Shock and vibration resistance: During the operation of the equipment, lithium battery packs will be subject to varying degrees of shock and vibration, such as jolts when a car is driving and collisions during equipment transportation. The mechanical protection structure should have sufficient resistance to shock and vibration to protect the individual battery cells and electrical connections inside the battery pack from damage. The impact resistance performance can be enhanced by increasing the thickness of the protective structure and using cushioning materials, etc. For instance, by filling the interior of the battery pack casing with cushioning materials such as foam plastic and rubber, when impacted, these cushioning materials can absorb and disperse the impact energy, reducing the force exerted on each battery cell. Meanwhile, the protective structure should also fix the battery pack to the equipment through a reasonable fixation method to prevent loosening or displacement during vibration.

The principle of maintainability

Easy to disassemble and assemble: During the use of lithium battery packs, operations such as maintenance, inspection, and replacement of battery cells may be required. Therefore, the mechanical protective structure should be designed in a form that is easy to disassemble and assemble, so that maintenance personnel can operate the battery pack quickly and conveniently.
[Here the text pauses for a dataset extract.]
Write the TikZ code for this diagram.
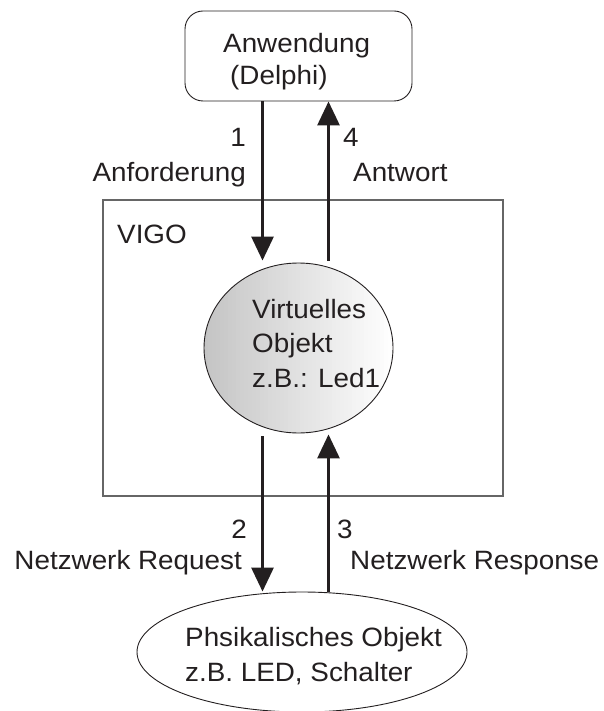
\documentclass[tikz,border=0pt]{standalone}
\usepackage{fontspec}
\setmainfont{Liberation Sans}[FakeStretch=1.05]
\usetikzlibrary{arrows.meta,shapes.geometric}
\definecolor{ink}{HTML}{231F20}
\definecolor{shadeL}{HTML}{C4C4C4}
\begin{document}
\begin{tikzpicture}[x=1pt,y=-1pt,
  lbl/.style={inner sep=0pt,text=ink,font=\fontsize{26.5}{34}\selectfont},
  flow/.style={line width=3pt,draw=ink,-{Triangle[width=22pt,length=24pt]}},
  thin/.style={draw=ink,line width=0.9pt}]
\useasboundingbox (0,0) rectangle (604,711);

% application box
\node[thin,rectangle,rounded corners=18pt,minimum width=227pt,minimum height=90pt,inner sep=0pt]
  (app) at (298.5,56) {};
\node[lbl,anchor=base west] (appA) at (223,53) {Anwendung};
\node[lbl,anchor=base west] (appB) at (230,85) {(Delphi)};

% VIGO frame
\node[draw=black!60,line width=1.1pt,rectangle,minimum width=400pt,minimum height=296pt,inner sep=0pt]
  (vigo) at (303,348) {};
\node[lbl,anchor=base west] (vigoT) at (117,243) {VIGO};

% virtual object: light grey on the left fading to white on the right
\begin{scope}
  \clip (298.5,348) ellipse [x radius=94.5, y radius=85];
  \foreach \i in {0,...,47}{
    \pgfmathtruncatemacro{\shadeval}{100*(1-\i/47)}
    \fill[shadeL!\shadeval!white] (204+\i*4,262) rectangle (204+\i*4+4.6,434);
  }
\end{scope}
\node[thin,ellipse,minimum width=189pt,minimum height=170pt,inner sep=0pt]
  (virt) at (298.5,348) {};
\node[lbl,anchor=base west] (virtA) at (252,318) {Virtuelles};
\node[lbl,anchor=base west] (virtB) at (252,352) {Objekt};
\node[lbl,anchor=base west] (virtC) at (252,387) {z.B.: Led1};

% physical object
\node[thin,ellipse,minimum width=330pt,minimum height=120pt,inner sep=0pt]
  (phys) at (302,652) {};
\node[lbl,anchor=base west] (physA) at (185,646) {Phsikalisches Objekt};
\node[lbl,anchor=base west] (physB) at (185,681) {z.B. LED, Schalter};

% arrow columns
\coordinate (colA) at (262.5,0);
\coordinate (colB) at (328.5,0);

% connectors
\draw[flow] (app.south -| colA) -- ([yshift=2pt]virt.north -| colA);
\draw[flow] ([yshift=2pt]virt.north -| colB) -- (app.south -| colB);
\draw[flow] ([yshift=-3pt]virt.south -| colA) -- (phys.north -| colA);
\draw[flow] (phys.north -| colB) -- ([yshift=-1pt]virt.south -| colB);

% connector labels
\node[lbl,anchor=base east] (n1) at (246,147) {1};
\node[lbl,anchor=base east] (req1) at (246,182) {Anforderung};
\node[lbl,anchor=base west] (n4) at (343,147) {4};
\node[lbl,anchor=base west] (ans) at (353,182) {Antwort};
\node[lbl,anchor=base east] (n2) at (247,538) {2};
\node[lbl,anchor=base east] (req2) at (242,569) {Netzwerk Request};
\node[lbl,anchor=base west] (n3) at (337,538) {3};
\node[lbl,anchor=base west] (res) at (350,569) {Netzwerk Response};
\end{tikzpicture}
\end{document}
For instance, detachable connection methods such as bolt connection and snap connection should be adopted, and non-detachable connection methods like welding should be avoided. Meanwhile, the connection parts should be provided with reasonable operating space to facilitate disassembly and assembly with tools.

The internal layout is reasonable: The layout of the battery cells and electrical components inside the protective structure should be reasonable to facilitate maintenance personnel's inspection and repair. For instance, there should be sufficient gaps between individual battery cells to enable the use of detection equipment to measure parameters such as voltage and temperature for each cell. Electrical components should be centrally arranged to facilitate line connection and fault detection. In addition, observation Windows or inspection doors can be set up on the protective structure to facilitate maintenance personnel to observe and conduct preliminary inspections of the internal conditions of the battery pack without disassembling the entire protective structure.